I recently went on a trip to Ireland and learnt that the info Google collects on you is a) useful and b) terrifying. A couple of days before I left I was absentmindedly scrolling though the green rolling mountains of East Kerry on Google Maps to try and get my bearings. There I stumbled across the very guest house I was due to be staying, labelled with the dates I was staying there. On zooming out - this tag stayed in placed. It really freaked me out - it meant my gmail was scanned for trip details and added to my google maps app - but, at the same time, it was actually pretty useful for figuring out how far I would have to travel when planning day trips.
So when does the convenience of a connected world start to become worrying? This FTView looks into the very real possibility that facial recognition could mean stores and online shopping recognise the customer and then manipulate pricing and offers for the customer's purchasing habits.
These are the cookies you can never delete. And frankly that scares me quite a lot.
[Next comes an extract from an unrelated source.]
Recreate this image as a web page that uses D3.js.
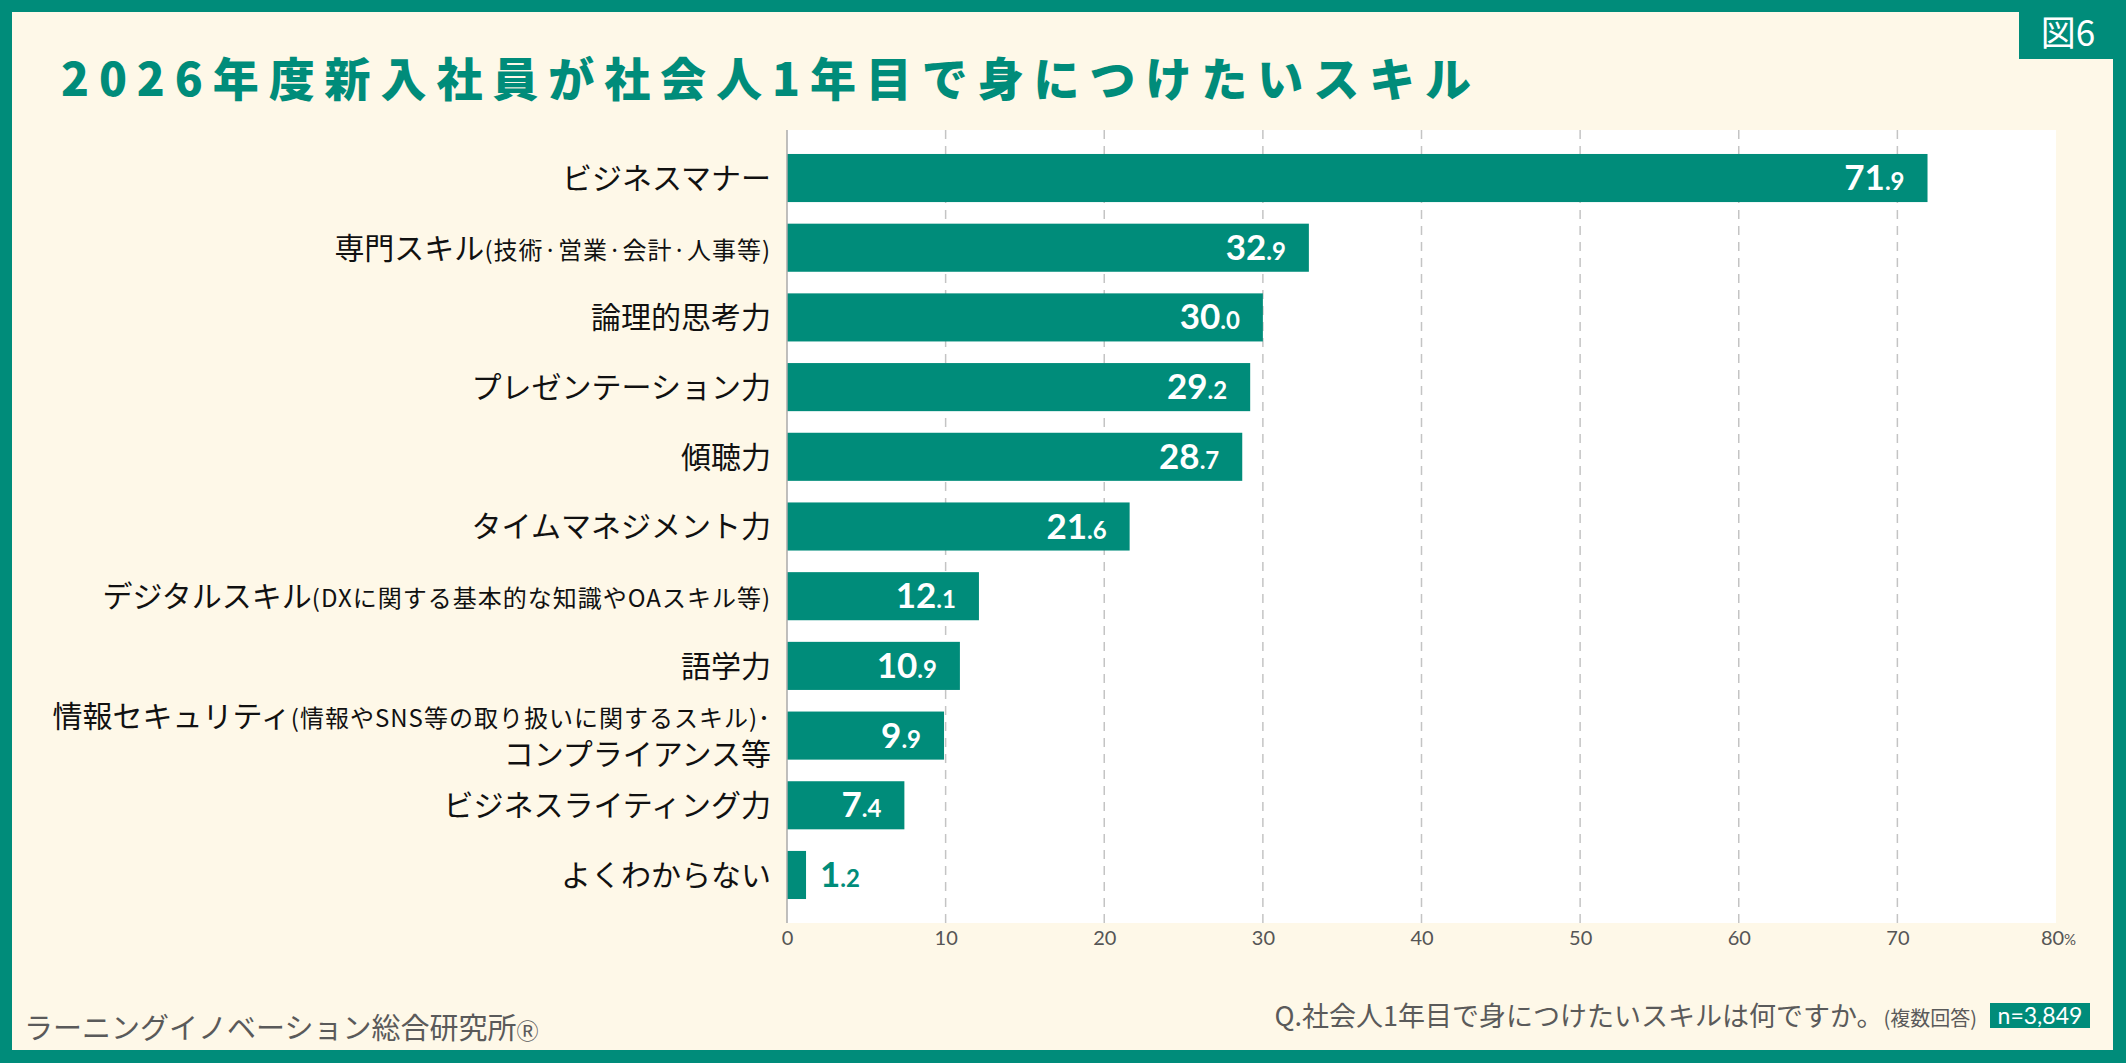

Facial recognition also may appear in a store near you, in the form of “dynamic pricing”. Supermarkets are replacing paper price tags with digital screens to avoid manually relabelling for price changes. Imagine if the prices changed based on the identity of the shopper, picked out by a camera at the store entrance. Does this sound too farfetched? Travel sites allegedly charge more when they detect the search patterns of a determined buyer. Amazon already changes prices quickly on the basis of demand. Economists call this price discrimination. With a set price, consumers who could have paid more capture surplus value. In a world of tailored pricing, this discount vanishes, increasing returns for sellers at the expense of buyers.